The only thing worse than being blind is having sight, but no vision. —Helen Keller
Bayangkan sebuah dunia di mana kita tak dapat melihat.
Sebuah dunia di mana kebutaan merupakan suatu hal yang biasa, dan hanya sebagian kecil dari kita yang terpilih untuk diberikan anugerah berupa penglihatan.
Cukup sulit dibayangkan, bukan? Ya, sebagai manusia, kita sangat menggantungkan diri pada penglihatan kita. Faktanya, sekitar 80% informasi yang kita terima dari dunia luar berasal dari indra penglihat. Kalau kemampuan itu tiba-tiba hilang dan kita dipaksa untuk ‘tetap berfungsi’ dengan 20% sumber informasi sisanya, tentu merupakan suatu hal yang sangat asing dan menakutkan.
Bayangkan kalau kita terlahir tanpa mata.
Kamu terbangun dari tidur dan udara pagi yang segar segera menyapa indra penciummu, tetapi kegelapan tak juga hilang. Dunia masih seterang—atau segelap—biasanya. Kamu merentangkan tanganmu ke depan, meraba-raba tumpukan pakaian yang ada di dalam lemarimu, memilih salah satunya untuk dipakai hari ini, lalu melepas kancingnya satu demi satu sebelum kemudian memasangkannya ke tubuhmu dengan penuh perjuangan.
Kemudian pergilah kamu ke dapur, membuka kulkas dan mencari-cari, di manakah telur yang baru kamu beli diletakkan; beralih ke lemari di atas kompor untuk mencari sebungkus kopi; bergeser ke lemari di sebelahnya untuk mencari wajan; dan akhirnya beranjak ke depan kompor dan memutar kenop gas ke arah kiri, lalu merasakan kelegaan ketika kehangatan mulai terasa dan aroma gas mulai menggelitik indra penciummu.
Sulit dibayangkan, ya?
Photo by JC Gellidon on Unsplash
Sadar atau tidak, indra penglihat telah kita jadikan satu-satunya pegangan sampai-sampai kita lupa untuk mengoptimalkan penggunaan indra-indra lain yang juga Tuhan anugerahkan. Kita menjadi sangat terobsesi untuk mempercantik diri sendiri: melaparkan diri untuk mendapatkan validasi dari dunia luar, menghabiskan uang demi hal-hal yang sebenarnya kita nggak butuh-butuh amat demi bisa berbaur dengan orang-orang yang bahkan nggak kita sukai; semua hal yang kita lakukan demi menyesakkan diri ke dalam standar yang menurut masyarakat luas adalah cantik dan rupawan.
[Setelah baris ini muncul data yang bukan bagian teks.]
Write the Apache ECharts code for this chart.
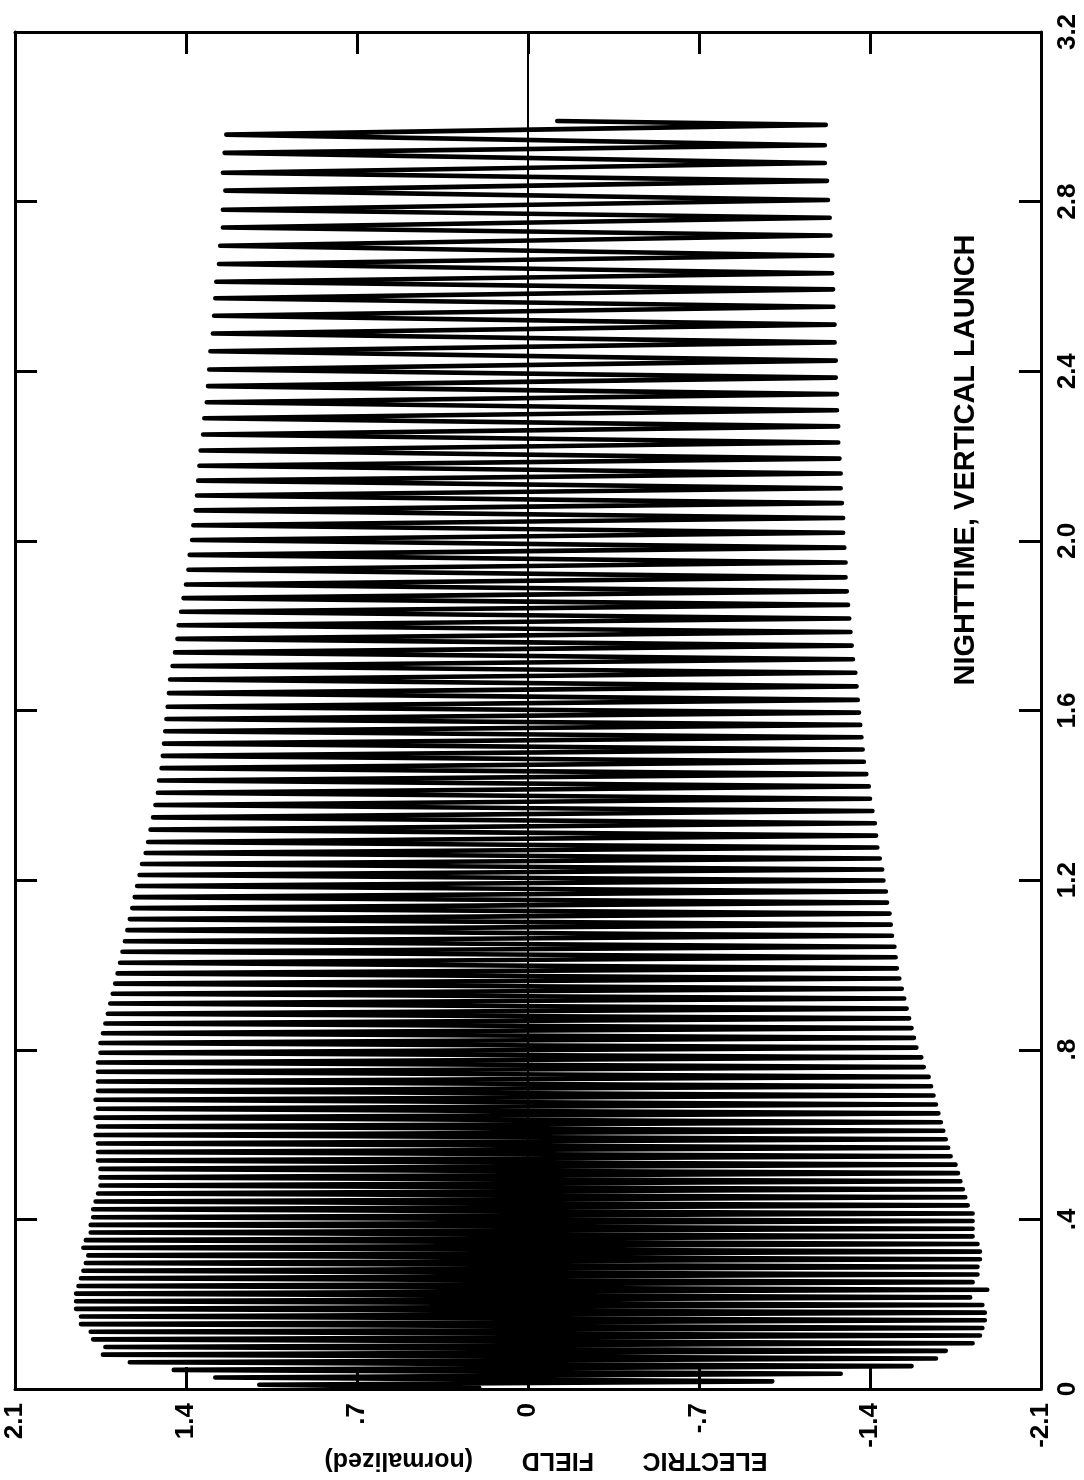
<!DOCTYPE html>
<html>
<head>
<meta charset="utf-8">
<script src="https://cdn.jsdelivr.net/npm/echarts@6/dist/echarts.min.js"></script>
<style>
  html, body { margin: 0; padding: 0; background: #fff; }
  #chart { width: 1084px; height: 1480px; }
</style>
</head>
<body>
<div id="chart"></div>
<script>
// Successive turning points of the field waveform (time of each peak, ms)
const peakTimes = [
  0.003, 0.010, 0.018, 0.027, 0.036, 0.045, 0.054, 0.063, 0.072, 0.081,
  0.090, 0.099, 0.108, 0.117, 0.126, 0.135, 0.144, 0.153, 0.162, 0.171,
  0.180, 0.189, 0.198, 0.207, 0.216, 0.225, 0.234, 0.243, 0.252, 0.261,
  0.270, 0.279, 0.288, 0.297, 0.306, 0.315, 0.324, 0.333, 0.342, 0.351,
  0.360, 0.369, 0.378, 0.387, 0.396, 0.405, 0.414, 0.424, 0.433, 0.442,
  0.452, 0.461, 0.471, 0.480, 0.490, 0.499, 0.509, 0.519, 0.529, 0.539,
  0.549, 0.559, 0.569, 0.579, 0.589, 0.599, 0.609, 0.619, 0.629, 0.640,
  0.650, 0.661, 0.671, 0.682, 0.692, 0.703, 0.714, 0.725, 0.736, 0.748,
  0.759, 0.770, 0.782, 0.793, 0.805, 0.816, 0.828, 0.839, 0.851, 0.862,
  0.874, 0.885, 0.897, 0.909, 0.921, 0.932, 0.944, 0.956, 0.968, 0.980,
  0.992, 1.005, 1.018, 1.031, 1.043, 1.056, 1.069, 1.082, 1.095, 1.108,
  1.121, 1.134, 1.147, 1.160, 1.173, 1.186, 1.199, 1.212, 1.225, 1.238,
  1.251, 1.264, 1.277, 1.290, 1.305, 1.319, 1.334, 1.348, 1.363, 1.377,
  1.392, 1.406, 1.421, 1.435, 1.450, 1.464, 1.479, 1.493, 1.508, 1.522,
  1.537, 1.551, 1.566, 1.580, 1.595, 1.609, 1.625, 1.641, 1.657, 1.673,
  1.689, 1.705, 1.721, 1.737, 1.753, 1.769, 1.785, 1.801, 1.817, 1.833,
  1.849, 1.865, 1.881, 1.897, 1.914, 1.932, 1.949, 1.967, 1.984, 2.002,
  2.019, 2.037, 2.054, 2.072, 2.089, 2.107, 2.124, 2.142, 2.159, 2.177,
  2.194, 2.213, 2.232, 2.251, 2.270, 2.289, 2.308, 2.327, 2.346, 2.365,
  2.385, 2.404, 2.425, 2.447, 2.468, 2.489, 2.510, 2.531, 2.552, 2.572,
  2.593, 2.611, 2.631, 2.653, 2.673, 2.696, 2.720, 2.739, 2.762, 2.781,
  2.804, 2.826, 2.849, 2.868, 2.891, 2.915, 2.933, 2.958, 2.981, 2.990
];

// Normalized electric field at each of those turning points
const peakValues = [
  0.20, 1.10, -1.00, 1.28, -1.28, 1.45, -1.57, 1.63, -1.67, 1.74,
  -1.71, 1.73, -1.82, 1.78, -1.85, 1.79, -1.86, 1.83, -1.87, 1.83,
  -1.87, 1.85, -1.86, 1.85, -1.81, 1.85, -1.88, 1.84, -1.82, 1.83,
  -1.84, 1.82, -1.84, 1.81, -1.85, 1.80, -1.85, 1.82, -1.84, 1.81,
  -1.82, 1.79, -1.82, 1.79, -1.82, 1.78, -1.82, 1.78, -1.80, 1.77,
  -1.79, 1.76, -1.78, 1.75, -1.77, 1.75, -1.76, 1.75, -1.75, 1.76,
  -1.73, 1.76, -1.72, 1.76, -1.71, 1.77, -1.70, 1.76, -1.69, 1.77,
  -1.68, 1.76, -1.67, 1.77, -1.66, 1.76, -1.65, 1.76, -1.64, 1.76,
  -1.62, 1.76, -1.61, 1.75, -1.59, 1.75, -1.58, 1.74, -1.57, 1.73,
  -1.56, 1.72, -1.55, 1.71, -1.54, 1.70, -1.53, 1.69, -1.52, 1.68,
  -1.51, 1.67, -1.505, 1.66, -1.50, 1.65, -1.49, 1.64, -1.485, 1.63,
  -1.48, 1.62, -1.47, 1.61, -1.465, 1.60, -1.455, 1.59, -1.45, 1.58,
  -1.44, 1.565, -1.43, 1.555, -1.425, 1.545, -1.42, 1.535, -1.41, 1.525,
  -1.40, 1.515, -1.395, 1.51, -1.385, 1.50, -1.375, 1.495, -1.37, 1.49,
  -1.365, 1.485, -1.36, 1.48, -1.355, 1.475, -1.35, 1.47, -1.345, 1.465,
  -1.34, 1.455, -1.33, 1.445, -1.325, 1.435, -1.32, 1.43, -1.315, 1.42,
  -1.31, 1.41, -1.305, 1.40, -1.30, 1.39, -1.30, 1.385, -1.295, 1.375,
  -1.29, 1.37, -1.29, 1.36, -1.285, 1.355, -1.28, 1.35, -1.28, 1.345,
  -1.275, 1.34, -1.27, 1.33, -1.27, 1.325, -1.265, 1.315, -1.265, 1.31,
  -1.26, 1.305, -1.26, 1.30, -1.255, 1.29, -1.255, 1.285, -1.25, 1.28,
  -1.249, 1.276, -1.245, 1.265, -1.246, 1.260, -1.238, 1.249, -1.235, 1.249,
  -1.228, 1.239, -1.224, 1.249, -1.215, 1.242, -1.215, 1.235, -1.219, -0.12
];

const fieldTickLabels = ['-2.1', '-1.4', '-.7', '0', '.7', '1.4', '2.1'];
const timeTickLabels  = ['0', '.4', '.8', '1.2', '1.6', '2.0', '2.4', '2.8', '3.2'];

const FIELD_MIN = -2.1, FIELD_MAX = 2.1, FIELD_STEP = 0.7;
const TIME_MIN = 0, TIME_MAX = 3.2, TIME_STEP = 0.4;

// Field runs across the page (positive to the left), time runs up the page
const waveform = peakTimes.map((t, i) => [peakValues[i], t]);

const font = 'Liberation Sans';
const ink = '#000';

const fieldLabel = v => fieldTickLabels[Math.round((v - FIELD_MIN) / FIELD_STEP)] || '';
const timeLabel  = v => timeTickLabels[Math.round((v - TIME_MIN) / TIME_STEP)] || '';

const frameLine = { show: true, onZero: false, lineStyle: { color: ink, width: 3 } };
const innerTick = { show: true, inside: true, length: 22, lineStyle: { color: ink, width: 3 } };
const tickText = { rotate: 90, margin: 14, color: ink, fontSize: 26, fontWeight: 'bold', fontFamily: font };

const chart = echarts.init(document.getElementById('chart'), null, { renderer: 'canvas' });
chart.setOption({
  animation: false,
  backgroundColor: '#fff',
  grid: { left: 15, right: 43, top: 32, bottom: 91, containLabel: false, outerBoundsMode: 'none' },
  xAxis: [
    {
      type: 'value', min: FIELD_MIN, max: FIELD_MAX, interval: FIELD_STEP, inverse: true,
      position: 'bottom',
      axisLine: frameLine, axisTick: innerTick, splitLine: { show: false },
      axisLabel: Object.assign({ formatter: fieldLabel }, tickText)
    },
    {
      type: 'value', min: FIELD_MIN, max: FIELD_MAX, interval: FIELD_STEP, inverse: true,
      position: 'top',
      axisLine: frameLine, axisTick: innerTick, splitLine: { show: false },
      axisLabel: { show: false }
    }
  ],
  yAxis: [
    {
      type: 'value', min: TIME_MIN, max: TIME_MAX, interval: TIME_STEP,
      position: 'right',
      axisLine: frameLine, axisTick: innerTick, splitLine: { show: false },
      axisLabel: Object.assign({ formatter: timeLabel }, tickText)
    },
    {
      type: 'value', min: TIME_MIN, max: TIME_MAX, interval: TIME_STEP,
      position: 'left',
      axisLine: frameLine, axisTick: innerTick, splitLine: { show: false },
      axisLabel: { show: false }
    }
  ],
  series: [
    {
      type: 'line',
      xAxisIndex: 0, yAxisIndex: 0,
      data: waveform,
      showSymbol: false, symbol: 'none',
      lineStyle: { color: ink, width: 4.6, cap: 'round', join: 'round' },
      silent: true,
      markLine: {
        silent: true, symbol: ['none', 'none'],
        label: { show: false },
        lineStyle: { color: ink, width: 2, type: 'solid' },
        data: [{ xAxis: 0 }]
      }
    }
  ],
  graphic: [
    {
      type: 'text', x: 546, y: 1460, rotation: Math.PI,
      style: {
        text: 'ELECTRIC       FIELD       (normalized)', fill: ink,
        font: 'bold 25px "Liberation Sans"', textAlign: 'center', textVerticalAlign: 'middle'
      }
    },
    {
      type: 'text', x: 966, y: 460, rotation: Math.PI / 2,
      style: {
        text: 'NIGHTTIME, VERTICAL LAUNCH', fill: ink,
        font: 'bold 29px "Liberation Sans"', textAlign: 'center', textVerticalAlign: 'middle'
      }
    }
  ]
});
</script>
</body>
</html>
Namun, kalau kita ingat-ingat lagi, sebenarnya: ...
kapankah terakhir kali kita mengundang seseorang ke dalam sebuah percakapan intim yang menyentuh hati?
kapan terakhir kali kita melakukan sesuatu untuk pertama kalinya?
terakhir kali kita membuat seseorang tertawa?
terakhir kali kita mengembara ke tempat-tempat baru?
terakhir kali kita meminjamkan telinga bagi orang lain dan mendengarkan keluh kesah mereka dengan sungguh-sungguh?
Photo by Amy Shamblen on Unsplash
Kita terlalu sibuk memoles kualitas fisik dan tampilan luar diri kita, sampai kita lupa bahwa kualitas diri kita yang ada di dalamnya adalah sama—bahkan mungkin jauh lebih penting daripada apa yang tampak oleh mata. Mungkin kita mesti belajar terlebih dahulu untuk mampu mengasihi orang lain dengan mata tertutup, agar dapat mengapresiasi bahwa kemampuan untuk mengasihi dengan mata terbuka ternyata merupakan suatu berkat yang luar biasa. Bukankah Rasul Paulus pun dalam 2 Korintus 5:7 mengatakan bahwa hidup kita ini bukanlah karena melihat, melainkan karena percaya?
—
Bayangkan sebuah dunia di mana kita tak dapat melihat.
Jika seluruh dunia itu buta,
berapakah orang yang akan kamu buat terkesan?
berapakah orang yang akan jatuh cinta padamu?
berapa banyakkah hati yang akan tersentuh olehmu?